The revised IP R&D guide will also discuss the “Greenfield approach,” the cost savings method, split methods, and more. “It really opens the doors to whatever we think is the appropriate methodology,” Dufendach added.

The audience had many practical questions for the panel, since there are so many assumptions related to in-process R&D valuations. Among them:

  • If an appraiser is already using an excess earnings approach elsewhere in a valuation, is it sufficient to value IP R&D as well?
  • How should appraisers handle the fact that IP R&D may include contributory charges from some other established asset?
  • Can you handle the valuation of these assets by using a discount rate appropriate to a start-up operation, since in-process R&D may behave similarly from a risk point of view?
  • How can appraisers take into account the fact that a license or operating rights to new intellectual property might be worth more to an experienced operator than to a new operator?
Answers to some of these questions will become clearer when the FinREC draft is released. But the panel was able to offer early descriptions of some of the assumptions the working group brought to the table.

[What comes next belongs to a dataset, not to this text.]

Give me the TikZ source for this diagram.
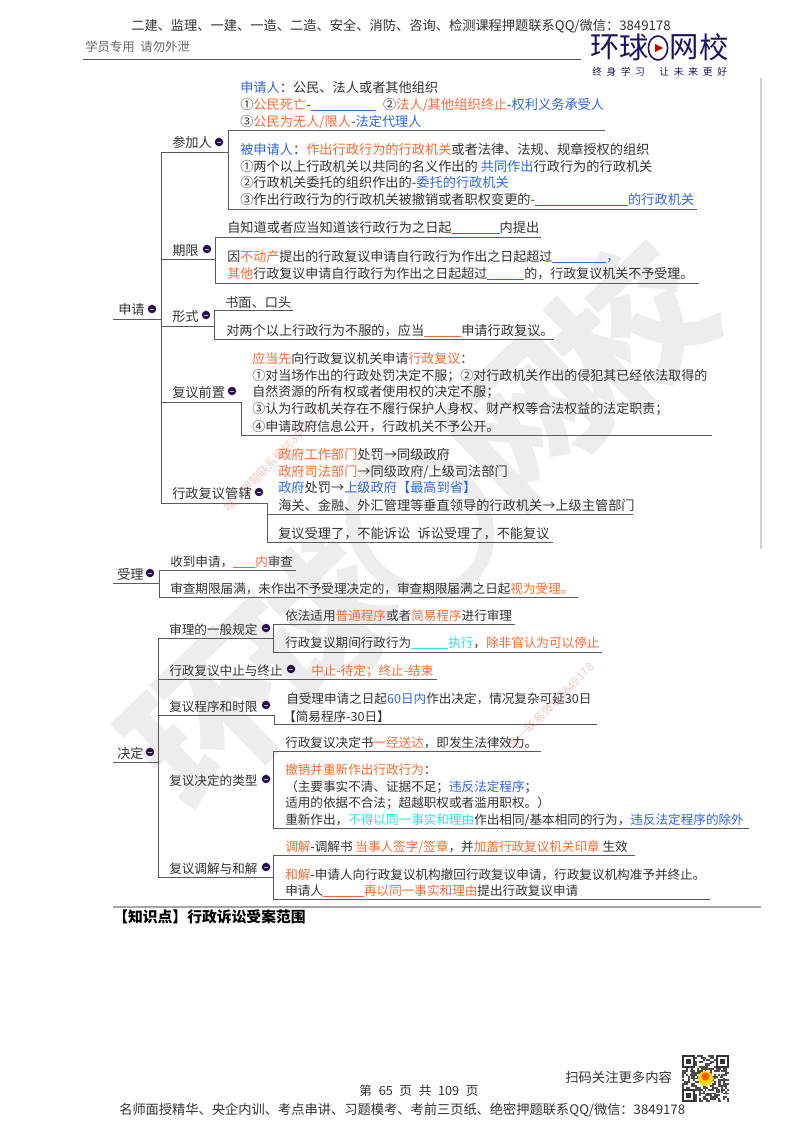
\documentclass[tikz,border=0pt]{standalone}
\usepackage{fontspec}
\usetikzlibrary{shapes.geometric}
\setmainfont{Noto Sans CJK SC}
\definecolor{ink}{HTML}{333333}
\definecolor{org}{HTML}{F96A35}
\definecolor{blu}{HTML}{2F66E8}
\definecolor{cya}{HTML}{2FE3E3}
\definecolor{rul}{HTML}{5A5A5A}
\definecolor{dotc}{HTML}{2A1250}
\definecolor{navy}{HTML}{1B1464}
\definecolor{wm}{HTML}{EDEDED}
\definecolor{pinkw}{HTML}{F3C9C9}
\newcommand\org[1]{\textcolor{org}{#1}}
\newcommand\blu[1]{\textcolor{blu}{#1}}
\newcommand\cya[1]{\textcolor{cya}{#1}}
\newcommand\blk[2]{\textcolor{#1}{\rule[-1pt]{\dimexpr#2pt*3/4\relax}{0.75pt}}}
\newcommand\tx[4]{\node[txt] (#1) at (#2,#3) {#4};}
\newcommand\dt[3]{\node[dotm] (#1) at (#2,#3) {};}
\newcommand\fsb{\fontsize{9.75pt}{12pt}\selectfont}
\newcommand\fsc{\fontsize{9.45pt}{12pt}\selectfont}
\tikzset{
 txt/.style={anchor=base west,inner sep=0pt,yshift=-3.4pt,text=ink,font=\fontsize{9.9pt}{12pt}\selectfont},
 rl/.style={draw=rul,line width=0.7pt},
 dotm/.style={circle,inner sep=0pt,minimum size=6.4pt,fill=dotc,path picture={\draw[gray!60,line width=.4pt] ([xshift=1.4pt]path picture bounding box.west)--([xshift=-1.4pt]path picture bounding box.east);}},
}
\begin{document}
\begin{tikzpicture}[x=0.75pt,y=-0.75pt]
\useasboundingbox (0,0) rectangle (800,1132);
\fill[white] (0,0) rectangle (800,1132);
% big watermark
\begin{scope}[shift={(420,525)},rotate=43.5]
 \foreach \u/\c/\n in {-290/环/wa,-145/球/wb,150/网/wc,290/校/wd}
  \node[text=wm,rotate=43.5,inner sep=0pt,font=\fontsize{115pt}{115pt}\selectfont\bfseries] (\n) at (\u,0) {\c};
 \draw[wm,line width=11pt] (0,0) ellipse (62 and 72);
\end{scope}
% pink watermarks
\node[rotate=46,text=pinkw,inner sep=0pt,font=\fontsize{8.8pt}{10pt}\selectfont] (pka) at (275,459) {唯一押题联系微信3849178};
\node[rotate=45,text=pinkw,inner sep=0pt,font=\fontsize{8.8pt}{10pt}\selectfont] (pkb) at (551,706) {唯一联系微信3849178};
% header
\node[anchor=base west,inner sep=0pt,text=ink,font=\fontsize{9.93pt}{12pt}\selectfont] (hdr) at (131,30) {二建、监理、一建、一造、二造、安全、消防、咨询、检测课程押题联系QQ/微信：3849178};
\node[anchor=base west,inner sep=0pt,text=black!60,font=\fontsize{9.3pt}{12pt}\selectfont] (stu) at (85,51) {学员专用\ \ 请勿外泄};
\coordinate (h1) at (83,59); \coordinate (h2) at (581,59); \draw[rl] (h1)--(h2);
% logo
\foreach \x/\c/\n in {605/环/la,634/球/lb,684/网/lc,714/校/ld}
 \node[text=navy,inner sep=0pt,font=\fontsize{22pt}{24pt}\selectfont] (\n) at (\x,47) {\c};
\node[draw=navy,line width=1.2pt,ellipse,minimum width=14.5pt,minimum height=18pt,inner sep=0pt] (lring) at (658,48) {};
\fill[red!80!black] (655,44)--(663,48)--(655,52)--cycle;
\node[anchor=base west,inner sep=0pt,text=navy,font=\fontsize{7.3pt}{9pt}\selectfont] (sl1) at (592,75) {终\hspace{3.4pt}身\hspace{3.4pt}学\hspace{3.4pt}习};
\node[anchor=base west,inner sep=0pt,text=navy,font=\fontsize{7.3pt}{9pt}\selectfont] (sl2) at (659,75) {让\hspace{3.6pt}未\hspace{3.6pt}来\hspace{3.6pt}更\hspace{3.6pt}好};
\coordinate (r1) at (761,78); \coordinate (r2) at (761,549); \draw[black!18,line width=1.5pt] (r1)--(r2);
% root 申请
\tx{sq}{118}{310}{申请} \dt{dsq}{152}{309}
\coordinate (sqa) at (113,319); \coordinate (sqb) at (161,319); \draw[rl] (sqa)--(sqb);
\coordinate (tr1) at (161,152); \coordinate (tr2) at (161,503); \draw[rl] (tr1)--(tr2);
% 参加人
\tx{cjr}{172}{143}{参加人} \dt{dcj}{219}{142}
\coordinate (cj0) at (228,152); \draw[rl] (tr1)--(cj0);
\coordinate (cj1) at (605,130); \coordinate (cj2) at (228,130); \coordinate (cj3) at (228,209); \coordinate (cj4) at (697,209);
\draw[rl] (cj1)--(cj2)--(cj3)--(cj4);
\tx{a1}{240}{88}{\blu{申请人}：公民、法人或者其他组织}
\tx{a2}{240}{105}{①\org{公民死亡}-\blk{blu}{65}\hspace{5.5pt}②\org{法人/其他组织终止}-\blu{权利义务承受人}}
\tx{a3}{240}{122}{③\org{公民为无人/限人}-\blu{法定代理人}}
\tx{a4}{240}{150}{\blu{被申请人}：\org{作出行政行为的行政机关}或者法律、法规、规章授权的组织}
\tx{a5}{240}{167}{①两个以上行政机关以共同的名义作出的 \blu{共同作出}行政行为的行政机关}
\tx{a6}{240}{183}{②行政机关委托的组织作出的-\blu{委托的行政机关}}
\tx{a7}{240}{200}{③作出行政行为的行政机关被撤销或者职权变更的-\blk{blu}{93}\blu{的行政机关}}
% 期限
\tx{qx}{172}{251}{期限} \dt{dqx}{207}{249}
\coordinate (qxa) at (161,259); \coordinate (qxb) at (215,259); \draw[rl] (qxa)--(qxb);
\coordinate (qx1) at (541,237); \coordinate (qx2) at (215,237); \coordinate (qx3) at (215,283); \coordinate (qx4) at (699,283);
\draw[rl] (qx1)--(qx2)--(qx3)--(qx4);
\tx{b1}{227}{228}{自知道或者应当知道该行政行为之日起\blk{blu}{48}内提出}
\tx{b2}{227}{257}{\fsb 因\org{不动产}提出的行政复议申请自行政行为作出之日起超过\blk{blu}{54}\blu{，}}
\tx{b3}{227}{274}{\fsb\org{其他}行政复议申请自行政行为作出之日起超过\blk{blu}{37}的，行政复议机关不予受理。}
% 形式
\tx{xs}{172}{317}{形式} \dt{dxs}{206}{315}
\coordinate (xsa) at (161,326); \coordinate (xsb) at (214,326); \draw[rl] (xsa)--(xsb);
\coordinate (xs1) at (293,310); \coordinate (xs2) at (214,310); \coordinate (xs3) at (214,339); \coordinate (xs4) at (554,339);
\draw[rl] (xs1)--(xs2)--(xs3)--(xs4);
\tx{c1}{225}{303}{书面、口头}
\tx{c2}{226}{331}{对两个以上行政行为不服的，应当\blk{org}{37}申请行政复议。}
% 复议前置
\tx{fy}{172}{393}{复议前置} \dt{dfy}{232}{391}
\coordinate (fya) at (161,402); \coordinate (fy1) at (241,402); \coordinate (fy2) at (241,435); \coordinate (fy3) at (712,435);
\draw[rl] (fya)--(fy1)--(fy2)--(fy3);
\tx{d1}{252}{359}{\fsb\org{应当先}向行政复议机关申请\org{行政复议}：}
\tx{d2}{252}{376}{\fsb ①对当场作出的行政处罚决定不服；②对行政机关作出的侵犯其已经依法取得的}
\tx{d3}{252}{392}{\fsb 自然资源的所有权或者使用权的决定不服；}
\tx{d4}{252}{409}{\fsb ③认为行政机关存在不履行保护人身权、财产权等合法权益的法定职责；}
\tx{d5}{252}{427}{\fsb ④申请政府信息公开，行政机关不予公开。}
% 管辖
\tx{gx}{172}{494}{行政复议管辖} \dt{dgx}{259}{492}
\coordinate (gx0) at (267,503); \draw[rl] (tr2)--(gx0);
\coordinate (gx1) at (633,514); \coordinate (gx2) at (267,514); \draw[rl] (gx1)--(gx2);
\coordinate (gx3) at (267,542); \coordinate (gx4) at (553,542); \draw[rl] (gx0)--(gx3)--(gx4);
\tx{e1}{278}{455}{\org{政府工作部门}处罚→同级政府}
\tx{e2}{278}{472}{\org{政府司法部门}→同级政府/上级司法部门}
\tx{e3}{278}{488}{\blu{政府}处罚→\blu{上级政府【最高到省】}}
\tx{e4}{278}{506}{海关、金融、外汇管理等垂直领导的行政机关→上级主管部门}
\tx{e5}{278}{534}{复议受理了，不能诉讼\hspace{5.5pt}诉讼受理了，不能复议}
% 受理
\tx{sl}{117}{575}{受理} \dt{dsl}{150}{573}
\coordinate (sla) at (113,583); \coordinate (slb) at (159,583); \draw[rl] (sla)--(slb);
\coordinate (sl3) at (296,570); \coordinate (sl4) at (159,570); \coordinate (sl5) at (159,597); \coordinate (sl6) at (578,597);
\draw[rl] (sl3)--(sl4)--(sl5)--(sl6);
\tx{f1}{170}{562}{\fsc 收到申请，\blk{org}{22}\org{内}审查}
\tx{f2}{170}{589}{\fsc 审查期限届满，未作出不予受理决定的，审查期限届满之日起\org{视为受理。}}
% 决定
\tx{jd}{117}{754}{决定} \dt{djd}{150}{752}
\coordinate (jda) at (113,762); \coordinate (jdb) at (158,762); \draw[rl] (jda)--(jdb);
\coordinate (tk1) at (158,638); \coordinate (tk2) at (158,877); \draw[rl] (tk1)--(tk2);
\tx{g0}{169}{630}{\fsc 审理的一般规定} \dt{dg0}{266}{628}
\coordinate (g0a) at (273,638); \draw[rl] (tk1)--(g0a);
\coordinate (g01) at (515,624); \coordinate (g02) at (273,624); \coordinate (g03) at (273,652); \coordinate (g04) at (602,652);
\draw[rl] (g01)--(g02)--(g03)--(g04);
\tx{g1}{285}{616}{\fsc 依法适用\org{普通程序}或者\org{简易程序}进行审理}
\tx{g2}{285}{643}{\fsc 行政复议期间行政行为\blk{cya}{37}\cya{执行}，\org{除非官认为可以停止}}
\tx{h0}{169}{671}{\fsc 行政复议中止与终止} \dt{dh0}{291}{669}
\coordinate (h0a) at (158,679); \coordinate (h0b) at (437,679); \draw[rl] (h0a)--(h0b);
\tx{h3}{311}{671}{\fsc\org{中止-待定；终止-结束}}
\tx{i0}{169}{707}{\fsc 复议程序和时限} \dt{di0}{266}{705}
\coordinate (i0a) at (158,715); \coordinate (i0b) at (274,715); \coordinate (i0c) at (274,724); \coordinate (i0d) at (597,724);
\draw[rl] (i0a)--(i0b)--(i0c)--(i0d);
\tx{i1}{286}{699}{\fsc 自受理申请之日起\blu{60日内}作出决定，情况复杂可延30日}
\tx{i2}{283}{717}{\fsc 【简易程序-30日】}
\tx{j0}{169}{781}{\fsc 复议决定的类型} \dt{dj0}{266}{779}
\coordinate (j01) at (541,751); \coordinate (j02) at (273,751); \coordinate (j03) at (273,828); \coordinate (j04) at (749,828);
\draw[rl] (j01)--(j02)--(j03)--(j04);
\tx{j1}{285}{743}{\fsc 行政复议决定书\org{一经送达}，即发生法律效力。}
\tx{j2}{285}{770}{\fsc\org{撤销并重新作出行政行为}：}
\tx{j3}{285}{787}{\fsc （主要事实不清、证据不足；\blu{违反法定程序}；}
\tx{j4}{285}{803}{\fsc 适用的依据不合法；超越职权或者滥用职权。）}
\tx{j5}{285}{820}{\fsc 重新作出，\cya{不得以同一事实和理由}作出相同/基本相同的行为，\blu{违反法定程序的除外}}
\tx{k0}{169}{869}{\fsc 复议调解与和解} \dt{dk0}{266}{867}
\coordinate (k0a) at (273,877); \draw[rl] (tk2)--(k0a);
\coordinate (k01) at (635,855); \coordinate (k02) at (273,855); \coordinate (k03) at (273,899); \coordinate (k04) at (710,899);
\draw[rl] (k01)--(k02)--(k03)--(k04);
\tx{k1}{285}{847}{\fsc\org{调解}-调解书 \org{当事人签字/签章}，并\org{加盖行政复议机关印章} 生效}
\tx{k2}{285}{875}{\fsc\org{和解}-申请人向行政复议机构撤回行政复议申请，行政复议机构准予并终止。}
\tx{k3}{285}{891}{\fsc 申请人\blk{org}{41}\org{再以同一事实和理由}提出行政复议申请}
% bottom
\coordinate (b1) at (113,907); \coordinate (b2) at (761,907); \draw[black!35,line width=0.8pt] (b1)--(b2);
\node[anchor=base west,inner sep=0pt,text=black,font=\fontsize{11.1pt}{13pt}\selectfont\bfseries] (kd) at (113,922) {【知识点】行政诉讼受案范围};
\node[anchor=base west,inner sep=0pt,text=ink,font=\fontsize{10pt}{12pt}\selectfont] (scan) at (565,1082) {扫码关注更多内容};
\node[anchor=base,inner sep=0pt,text=ink,font=\fontsize{9.5pt}{12pt}\selectfont] (pg) at (419,1095) {第\hspace{5pt}65\hspace{5pt}页\hspace{5pt}共\hspace{5pt}109\hspace{5pt}页};
\node[anchor=base west,inner sep=0pt,text=ink,font=\fontsize{9.93pt}{12pt}\selectfont] (ftr) at (119,1114) {名师面授精华、央企内训、考点串讲、习题模考、考前三页纸、绝密押题联系QQ/微信：3849178};
% QR
\pgfmathsetseed{4217}
\foreach \i in {0,...,24}\foreach \j in {0,...,24}{
 \pgfmathparse{rnd>0.5?1:0}
 \ifnum\pgfmathresult=1 \fill[black!70] ({682+\i*1.88},{1055+\j*1.88}) rectangle ++(1.88,1.88);\fi}
\foreach \x/\y in {682/1055,716/1055,682/1089}{
 \fill[black!80] (\x,\y) rectangle ++(13.2,13.2);
 \fill[white] ({\x+1.9},{\y+1.9}) rectangle ++(9.4,9.4);
 \fill[black!80] ({\x+3.8},{\y+3.8}) rectangle ++(5.6,5.6);}
\fill[yellow!75!orange] (705.5,1078.5) circle (7.5);
\fill[orange!70!red] (705.5,1076.5) circle (4);
\end{tikzpicture}
\end{document}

First, “the task force did not think it would be appropriate to combine tangible and intangible assets for impairment testing purposes,” said Ryan Kaye. But, intangibles that can be capitalized and are similar in nature can be combined into one single DCF analysis—if they ARE the same. “The management accountants and appraisers need to agree on the degree of disaggregation and the unit of account,” said Tony Aaron.

Second, the original practice aid had a primary focus on the multi-period excess earnings method—in fact, it coined the term. “The original guide had a long explanation on MPEEM, and a couple of paragraphs on some decision tree methods,” David Dufendach summarized. “The relief from royalty method was almost cast in a negative light.” Dufendach polled the ASA audience and found that 80% had used MPEEM, but only a handful had used other methods to appraise IPR&D. “So there’s a lot more guidance on other methodologies and when they might work in the update,” Dufendach continued.

“We’re not trying to push anyone toward the relief from royalty method,” Dufendach said. “You can’t use it unless the data’s there. But we are trying to open up the barriers to using other methods that might be appropriate in given situations.”

Is the ASA’s course on intangibles still current? The ASA is already adapting its popular course ASA 301 (Valuation of Intangibles) for the timing of this new practice aid, says Ray Rath (PwC), based on what is already known. He believes further adjustments to keep current with the FinREC Practice Aid will occur very quickly.

Other possible changes to anticipate in IP R&D valuation:

  • Should “core technology” still be valued? “Those assets are still there, but much of that will now be considered enabling technology,” said Dufendach, “such as those technologies that are shared between existing product platforms and future products.” These enabling technologies might not meet the asset definitions of ASC 805, but they will be a factor in IPR&D valuations. “Another term in the practice aid is ‘technology migration,’” he said. These technologies might evolve during generations of product development.
  • Another new term is “day 2 treatment.” Now that IPR&D assets can be capitalized in a business combination, the practice aid needs to look at the impairment models. The first group of these are the indefinite-lived intangibles. The practice aid allows for recognition of changes of status, such as when FDA approval is granted. “It can be assumed that the asset has increased in value because of events like this,” said Kaye, “so companies can elect not to conduct a separate impairment test.” For finite-lived intangibles, you’re still subject to the two-step process, the panel agreed.
  • Defensive intangible assets, developed to prevent others from entering the market. may now also need to be tested. So, for instance, a company acquires a technology to protect its beachhead in a new technology. This acquisition becomes indefinite-lived IP R&D.